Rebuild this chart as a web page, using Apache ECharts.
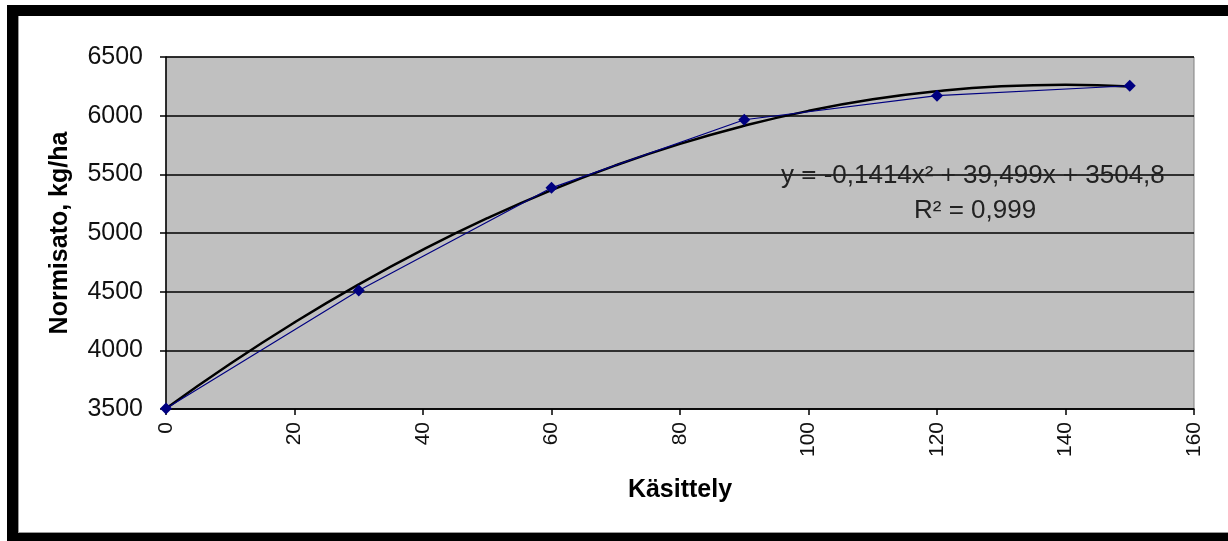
<!DOCTYPE html>
<html>
<head>
<meta charset="utf-8">
<script src="https://cdn.jsdelivr.net/npm/echarts@6/dist/echarts.min.js"></script>
<style>
html,body{margin:0;padding:0;background:#fff;}
#frame{position:absolute;left:7px;top:5px;width:1221px;height:536px;background:#000;}
#inner{position:absolute;left:18px;top:16px;width:1210px;height:517px;background:#fff;border-left:1px solid #999;border-bottom:1px solid #999;box-sizing:border-box;}
#chart{position:absolute;left:0;top:0;width:1228px;height:541px;}
</style>
</head>
<body>
<div id="frame"></div>
<div id="inner"></div>
<div id="chart"></div>
<script>
const xTicks = [0, 20, 40, 60, 80, 100, 120, 140, 160];
const yTicks = [3500, 4000, 4500, 5000, 5500, 6000, 6500];
const kasittely = [0, 30, 60, 90, 120, 150];
const normisato = [3505, 4510, 5385, 5965, 6170, 6255];
const trendX = [0, 10, 20, 30, 40, 50, 60, 70, 80, 90, 100, 110, 120, 130, 140, 150];
const trendY = [3505, 3886, 4238, 4562, 4858, 5126, 5366, 5577, 5760, 5914, 6041, 6139, 6208, 6250, 6263, 6248];
const equationText = 'y = -0,1414x² + 39,499x + 3504,8';
const r2Text = 'R² = 0,999';

const chart = echarts.init(document.getElementById('chart'), null, {renderer: 'canvas'});
const font = '"Liberation Sans", Arial, sans-serif';
chart.setOption({
  animation: false,
  backgroundColor: 'transparent',
  grid: {
    left: 166, right: 34, top: 57, bottom: 132,
    show: true, backgroundColor: '#C0C0C0', borderColor: '#808080', borderWidth: 1
  },
  xAxis: {
    type: 'value',
    min: xTicks[0], max: xTicks[xTicks.length - 1], interval: xTicks[1] - xTicks[0],
    name: 'Käsittely', nameLocation: 'middle', nameGap: 69,
    nameTextStyle: {fontFamily: font, fontSize: 25, fontWeight: 'bold', color: '#000'},
    axisLine: {show: true, lineStyle: {color: '#000', width: 1.5}},
    axisTick: {show: true, inside: false, length: 6, lineStyle: {color: '#000', width: 1.5}},
    axisLabel: {rotate: 90, margin: 13, fontFamily: font, fontSize: 21, color: '#111',
                formatter: v => String(v)},
    splitLine: {show: false}
  },
  yAxis: {
    type: 'value',
    min: yTicks[0], max: yTicks[yTicks.length - 1], interval: yTicks[1] - yTicks[0],
    name: 'Normisato, kg/ha', nameLocation: 'middle', nameGap: 93, nameRotate: 90,
    nameTextStyle: {fontFamily: font, fontSize: 25, fontWeight: 'bold', color: '#000'},
    axisLine: {show: true, lineStyle: {color: '#000', width: 1.5}},
    axisTick: {show: true, inside: false, length: 6, lineStyle: {color: '#000', width: 1.5}},
    axisLabel: {margin: 23, fontFamily: font, fontSize: 25, color: '#111',
                formatter: v => String(v)},
    splitLine: {show: true, lineStyle: {color: '#000', width: 1.5}}
  },
  series: [
    {
      type: 'line',
      data: kasittely.map((x, i) => [x, normisato[i]]),
      symbol: 'diamond', symbolSize: 12,
      itemStyle: {color: '#000080'},
      lineStyle: {color: '#000080', width: 1.2},
      z: 3
    },
    {
      type: 'line',
      data: trendX.map((x, i) => [x, trendY[i]]),
      smooth: true, showSymbol: false, symbol: 'none',
      lineStyle: {color: '#000', width: 2.5},
      z: 2
    }
  ],
  graphic: [
    {type: 'text', left: 781, top: 163, z: 10,
     style: {text: equationText, fontFamily: font, fontSize: 26, fill: '#222'}},
    {type: 'text', left: 914, top: 198, z: 10,
     style: {text: r2Text, fontFamily: font, fontSize: 26, fill: '#222'}}
  ]
});
</script>
</body>
</html>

-=-=-

__Set exercise__.
Restate the data above word for word. Do not include the images.

__Complete response__.
Rebuild this chart as a web page, using Apache ECharts.
<!DOCTYPE html>
<html>
<head>
<meta charset="utf-8">
<script src="https://cdn.jsdelivr.net/npm/echarts@6/dist/echarts.min.js"></script>
<style>
html,body{margin:0;padding:0;background:#fff;}
#frame{position:absolute;left:7px;top:5px;width:1221px;height:536px;background:#000;}
#inner{position:absolute;left:18px;top:16px;width:1210px;height:517px;background:#fff;border-left:1px solid #999;border-bottom:1px solid #999;box-sizing:border-box;}
#chart{position:absolute;left:0;top:0;width:1228px;height:541px;}
</style>
</head>
<body>
<div id="frame"></div>
<div id="inner"></div>
<div id="chart"></div>
<script>
const xTicks = [0, 20, 40, 60, 80, 100, 120, 140, 160];
const yTicks = [3500, 4000, 4500, 5000, 5500, 6000, 6500];
const kasittely = [0, 30, 60, 90, 120, 150];
const normisato = [3505, 4510, 5385, 5965, 6170, 6255];
const trendX = [0, 10, 20, 30, 40, 50, 60, 70, 80, 90, 100, 110, 120, 130, 140, 150];
const trendY = [3505, 3886, 4238, 4562, 4858, 5126, 5366, 5577, 5760, 5914, 6041, 6139, 6208, 6250, 6263, 6248];
const equationText = 'y = -0,1414x² + 39,499x + 3504,8';
const r2Text = 'R² = 0,999';

const chart = echarts.init(document.getElementById('chart'), null, {renderer: 'canvas'});
const font = '"Liberation Sans", Arial, sans-serif';
chart.setOption({
  animation: false,
  backgroundColor: 'transparent',
  grid: {
    left: 166, right: 34, top: 57, bottom: 132,
    show: true, backgroundColor: '#C0C0C0', borderColor: '#808080', borderWidth: 1
  },
  xAxis: {
    type: 'value',
    min: xTicks[0], max: xTicks[xTicks.length - 1], interval: xTicks[1] - xTicks[0],
    name: 'Käsittely', nameLocation: 'middle', nameGap: 69,
    nameTextStyle: {fontFamily: font, fontSize: 25, fontWeight: 'bold', color: '#000'},
    axisLine: {show: true, lineStyle: {color: '#000', width: 1.5}},
    axisTick: {show: true, inside: false, length: 6, lineStyle: {color: '#000', width: 1.5}},
    axisLabel: {rotate: 90, margin: 13, fontFamily: font, fontSize: 21, color: '#111',
                formatter: v => String(v)},
    splitLine: {show: false}
  },
  yAxis: {
    type: 'value',
    min: yTicks[0], max: yTicks[yTicks.length - 1], interval: yTicks[1] - yTicks[0],
    name: 'Normisato, kg/ha', nameLocation: 'middle', nameGap: 93, nameRotate: 90,
    nameTextStyle: {fontFamily: font, fontSize: 25, fontWeight: 'bold', color: '#000'},
    axisLine: {show: true, lineStyle: {color: '#000', width: 1.5}},
    axisTick: {show: true, inside: false, length: 6, lineStyle: {color: '#000', width: 1.5}},
    axisLabel: {margin: 23, fontFamily: font, fontSize: 25, color: '#111',
                formatter: v => String(v)},
    splitLine: {show: true, lineStyle: {color: '#000', width: 1.5}}
  },
  series: [
    {
      type: 'line',
      data: kasittely.map((x, i) => [x, normisato[i]]),
      symbol: 'diamond', symbolSize: 12,
      itemStyle: {color: '#000080'},
      lineStyle: {color: '#000080', width: 1.2},
      z: 3
    },
    {
      type: 'line',
      data: trendX.map((x, i) => [x, trendY[i]]),
      smooth: true, showSymbol: false, symbol: 'none',
      lineStyle: {color: '#000', width: 2.5},
      z: 2
    }
  ],
  graphic: [
    {type: 'text', left: 781, top: 163, z: 10,
     style: {text: equationText, fontFamily: font, fontSize: 26, fill: '#222'}},
    {type: 'text', left: 914, top: 198, z: 10,
     style: {text: r2Text, fontFamily: font, fontSize: 26, fill: '#222'}}
  ]
});
</script>
</body>
</html>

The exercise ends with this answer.